BEGIN Items
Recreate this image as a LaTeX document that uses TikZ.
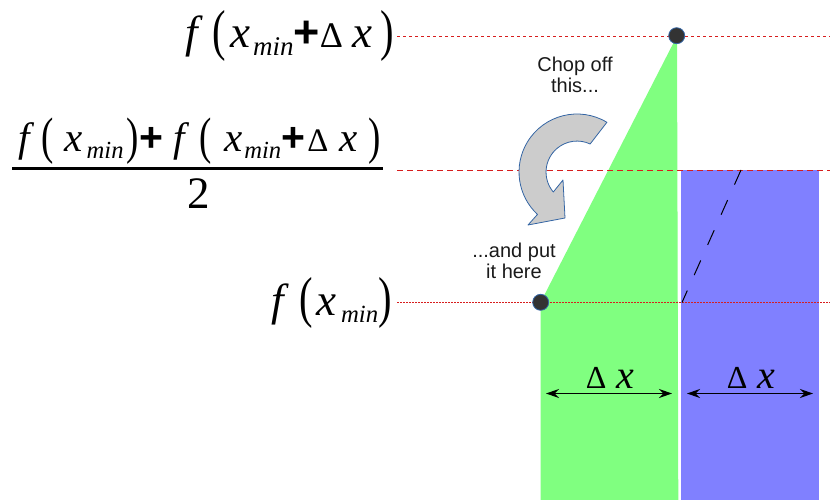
\documentclass[tikz,border=0pt]{standalone}
\usepackage{fontspec}
\usepackage{graphicx}
\setmainfont{Liberation Serif}
\newfontfamily\serf{Liberation Serif}
\newfontfamily\sansf{Liberation Sans}
\usetikzlibrary{arrows.meta}
\definecolor{greenfill}{RGB}{128,255,128}
\definecolor{bluefill}{RGB}{128,128,255}
\definecolor{guidered}{RGB}{215,30,30}
\definecolor{outlineblue}{RGB}{52,101,164}
\definecolor{dotfill}{RGB}{51,51,51}
\definecolor{arrowgray}{RGB}{204,204,204}
\definecolor{txtgray}{RGB}{26,26,26}
\newcommand{\mf}{{\serf\itshape f}}
\newcommand{\lpar}{\raisebox{-0.03em}{\scalebox{0.9}[1.25]{\serf(}}}
\newcommand{\rpar}{\raisebox{-0.03em}{\scalebox{0.9}[1.25]{\serf)}}}
\newcommand{\vx}{{\serf\itshape x}}
\newcommand{\smin}[1]{\raisebox{-0.17em}{\scalebox{#1}{\serf\itshape min}}}
\newcommand{\pls}{{\sansf\bfseries +}}
\newcommand{\dlt}{\scalebox{0.8}{\serf Δ}}
\newcommand{\hs}[1]{\hspace{#1em}}
\tikzset{
  toplabel/.style={inner sep=0pt, font=\serf\fontsize{45}{50}\selectfont},
  numlabel/.style={inner sep=0pt, font=\serf\fontsize{41}{46}\selectfont},
  dxlabel/.style={inner sep=0pt, font=\serf\fontsize{40}{44}\selectfont},
  sanslabel/.style={inner sep=0pt, align=center, text=txtgray, font=\sansf\fontsize{20}{21}\selectfont},
  guide/.style={guidered, line width=0.8pt},
  ptdot/.style={circle, draw=outlineblue, fill=dotfill, line width=0.8pt, minimum size=16pt, inner sep=0pt},
  widtharrow/.style={line width=1.2pt, {Stealth[length=13pt,width=9pt]}-{Stealth[length=13pt,width=9pt]}}
}
\begin{document}
\begin{tikzpicture}[x=1pt,y=-1pt]
\useasboundingbox (0,0) rectangle (830,500);
% filled areas
\fill[greenfill] (540.5,302.5) -- (677,36) -- (678.3,500) -- (540.5,500) -- cycle;
\fill[bluefill] (681,169.5) rectangle (819,500);
% guide lines
\coordinate (gt0) at (397,36);
\coordinate (gt1) at (830,36);
\coordinate (gm0) at (397,170);
\coordinate (gm1) at (830,170);
\coordinate (gb0) at (397,302.5);
\coordinate (gb1) at (830,302.5);
\draw[guide, dash pattern=on 3pt off 3pt] (gt0) -- (gt1);
\draw[guide, dash pattern=on 6pt off 4pt] (gm0) -- (gm1);
\draw[guide, dash pattern=on 1.5pt off 1.5pt] (gb0) -- (gb1);
% black dashed diagonal in blue
\coordinate (dd0) at (741,170);
\coordinate (dd1) at (682,302.5);
\draw[black, line width=1pt, dash pattern=on 16pt off 17pt] (dd0) -- (dd1);
% curved arrow
\draw[fill=arrowgray, draw=outlineblue, line width=0.8pt, line join=round]
  (606.9,122.3) arc[start angle=-59, end angle=-227, radius=58]
  -- (528,225) -- (565,218) -- (563,180) -- (553.3,192)
  arc[start angle=-220, end angle=-65, radius=31] -- cycle;
% points
\node[ptdot] (ptop) at (676.7,35.7) {};
\node[ptdot] (pbot) at (540.7,302.3) {};
% width arrows
\coordinate (ga0) at (546,393.5);
\coordinate (ga1) at (672,393.5);
\coordinate (ba0) at (687,393.5);
\coordinate (ba1) at (813,393.5);
\draw[widtharrow] (ga0) -- (ga1);
\draw[widtharrow] (ba0) -- (ba1);
\node[dxlabel, anchor=base] (dxg) at (610,388) {\dlt\hs{0.25}\vx};
\node[dxlabel, anchor=base] (dxb) at (751,388) {\dlt\hs{0.25}\vx};
% labels
\node[toplabel, anchor=base west] (ltop) at (185,48)
  {\mf\hs{0.33}\lpar\hs{0.1}\vx\hs{0.06}\smin{0.6}\pls\dlt\hs{0.2}\vx\hs{0.18}\rpar};
\node[numlabel, anchor=base west] (num) at (18,152)
  {\mf\hs{0.28}\lpar\hs{0.27}\vx\hs{0.1}\smin{0.6}\hs{0.08}\rpar\pls\hs{0.25}\mf\hs{0.36}\lpar\hs{0.3}\vx\hs{0.05}\smin{0.6}\pls\hs{0.05}\dlt\hs{0.28}\vx\hs{0.25}\rpar};
\coordinate (fb0) at (12,168.3);
\coordinate (fb1) at (383,168.3);
\draw[line width=3pt] (fb0) -- (fb1);
\node[toplabel, anchor=base] (den) at (199,208) {2};
\node[toplabel, anchor=base west] (lbot) at (271,315)
  {\mf\hs{0.36}\lpar\hs{0.08}\vx\hs{0.09}\smin{0.55}\rpar};
% texts
\node[sanslabel] (chop) at (575,75) {Chop off\\this...};
\node[sanslabel] (put) at (514,261.3) {...and put\\it here};
\end{tikzpicture}
\end{document}
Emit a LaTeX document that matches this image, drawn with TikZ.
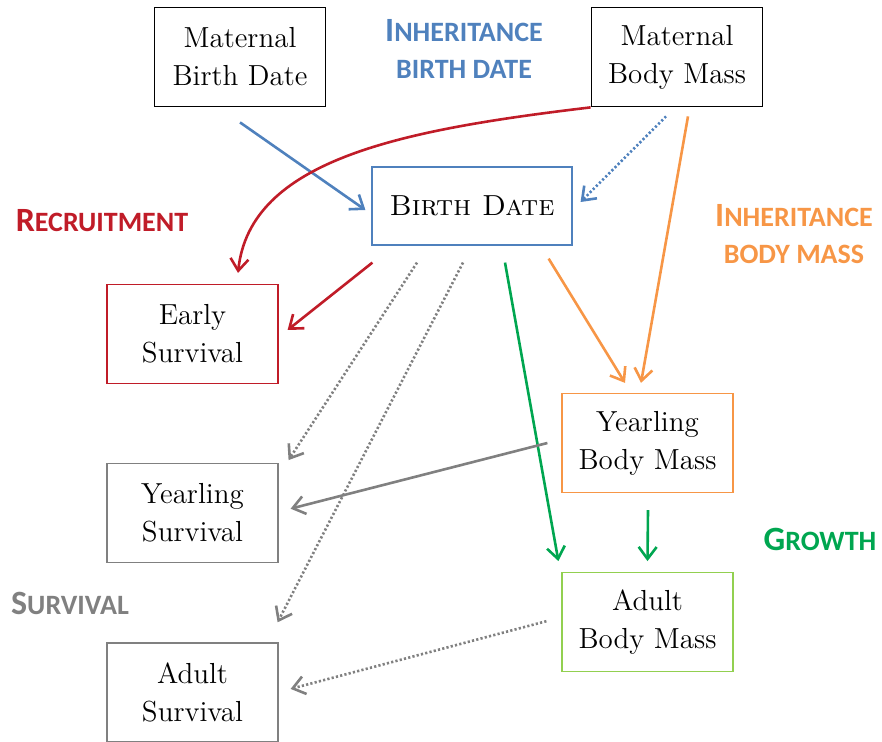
END Items
:: Given problem ::
Omit the pictures, then quote the rest of the material above exactly.

:: In response ::
Recreate this image as a LaTeX document that uses TikZ.
\documentclass[tikz,border=0pt]{standalone}
\usepackage{fontspec}
\usepackage{graphicx}
\setmainfont{Liberation Serif}
\newfontfamily\serf{Liberation Serif}
\newfontfamily\sansf{Liberation Sans}
\usetikzlibrary{arrows.meta}
\definecolor{greenfill}{RGB}{128,255,128}
\definecolor{bluefill}{RGB}{128,128,255}
\definecolor{guidered}{RGB}{215,30,30}
\definecolor{outlineblue}{RGB}{52,101,164}
\definecolor{dotfill}{RGB}{51,51,51}
\definecolor{arrowgray}{RGB}{204,204,204}
\definecolor{txtgray}{RGB}{26,26,26}
\newcommand{\mf}{{\serf\itshape f}}
\newcommand{\lpar}{\raisebox{-0.03em}{\scalebox{0.9}[1.25]{\serf(}}}
\newcommand{\rpar}{\raisebox{-0.03em}{\scalebox{0.9}[1.25]{\serf)}}}
\newcommand{\vx}{{\serf\itshape x}}
\newcommand{\smin}[1]{\raisebox{-0.17em}{\scalebox{#1}{\serf\itshape min}}}
\newcommand{\pls}{{\sansf\bfseries +}}
\newcommand{\dlt}{\scalebox{0.8}{\serf Δ}}
\newcommand{\hs}[1]{\hspace{#1em}}
\tikzset{
  toplabel/.style={inner sep=0pt, font=\serf\fontsize{45}{50}\selectfont},
  numlabel/.style={inner sep=0pt, font=\serf\fontsize{41}{46}\selectfont},
  dxlabel/.style={inner sep=0pt, font=\serf\fontsize{40}{44}\selectfont},
  sanslabel/.style={inner sep=0pt, align=center, text=txtgray, font=\sansf\fontsize{20}{21}\selectfont},
  guide/.style={guidered, line width=0.8pt},
  ptdot/.style={circle, draw=outlineblue, fill=dotfill, line width=0.8pt, minimum size=16pt, inner sep=0pt},
  widtharrow/.style={line width=1.2pt, {Stealth[length=13pt,width=9pt]}-{Stealth[length=13pt,width=9pt]}}
}
\begin{document}
\begin{tikzpicture}[x=1pt,y=-1pt]
\useasboundingbox (0,0) rectangle (830,500);
% filled areas
\fill[greenfill] (540.5,302.5) -- (677,36) -- (678.3,500) -- (540.5,500) -- cycle;
\fill[bluefill] (681,169.5) rectangle (819,500);
% guide lines
\coordinate (gt0) at (397,36);
\coordinate (gt1) at (830,36);
\coordinate (gm0) at (397,170);
\coordinate (gm1) at (830,170);
\coordinate (gb0) at (397,302.5);
\coordinate (gb1) at (830,302.5);
\draw[guide, dash pattern=on 3pt off 3pt] (gt0) -- (gt1);
\draw[guide, dash pattern=on 6pt off 4pt] (gm0) -- (gm1);
\draw[guide, dash pattern=on 1.5pt off 1.5pt] (gb0) -- (gb1);
% black dashed diagonal in blue
\coordinate (dd0) at (741,170);
\coordinate (dd1) at (682,302.5);
\draw[black, line width=1pt, dash pattern=on 16pt off 17pt] (dd0) -- (dd1);
% curved arrow
\draw[fill=arrowgray, draw=outlineblue, line width=0.8pt, line join=round]
  (606.9,122.3) arc[start angle=-59, end angle=-227, radius=58]
  -- (528,225) -- (565,218) -- (563,180) -- (553.3,192)
  arc[start angle=-220, end angle=-65, radius=31] -- cycle;
% points
\node[ptdot] (ptop) at (676.7,35.7) {};
\node[ptdot] (pbot) at (540.7,302.3) {};
% width arrows
\coordinate (ga0) at (546,393.5);
\coordinate (ga1) at (672,393.5);
\coordinate (ba0) at (687,393.5);
\coordinate (ba1) at (813,393.5);
\draw[widtharrow] (ga0) -- (ga1);
\draw[widtharrow] (ba0) -- (ba1);
\node[dxlabel, anchor=base] (dxg) at (610,388) {\dlt\hs{0.25}\vx};
\node[dxlabel, anchor=base] (dxb) at (751,388) {\dlt\hs{0.25}\vx};
% labels
\node[toplabel, anchor=base west] (ltop) at (185,48)
  {\mf\hs{0.33}\lpar\hs{0.1}\vx\hs{0.06}\smin{0.6}\pls\dlt\hs{0.2}\vx\hs{0.18}\rpar};
\node[numlabel, anchor=base west] (num) at (18,152)
  {\mf\hs{0.28}\lpar\hs{0.27}\vx\hs{0.1}\smin{0.6}\hs{0.08}\rpar\pls\hs{0.25}\mf\hs{0.36}\lpar\hs{0.3}\vx\hs{0.05}\smin{0.6}\pls\hs{0.05}\dlt\hs{0.28}\vx\hs{0.25}\rpar};
\coordinate (fb0) at (12,168.3);
\coordinate (fb1) at (383,168.3);
\draw[line width=3pt] (fb0) -- (fb1);
\node[toplabel, anchor=base] (den) at (199,208) {2};
\node[toplabel, anchor=base west] (lbot) at (271,315)
  {\mf\hs{0.36}\lpar\hs{0.08}\vx\hs{0.09}\smin{0.55}\rpar};
% texts
\node[sanslabel] (chop) at (575,75) {Chop off\\this...};
\node[sanslabel] (put) at (514,261.3) {...and put\\it here};
\end{tikzpicture}
\end{document}
Emit a LaTeX document that matches this image, drawn with TikZ.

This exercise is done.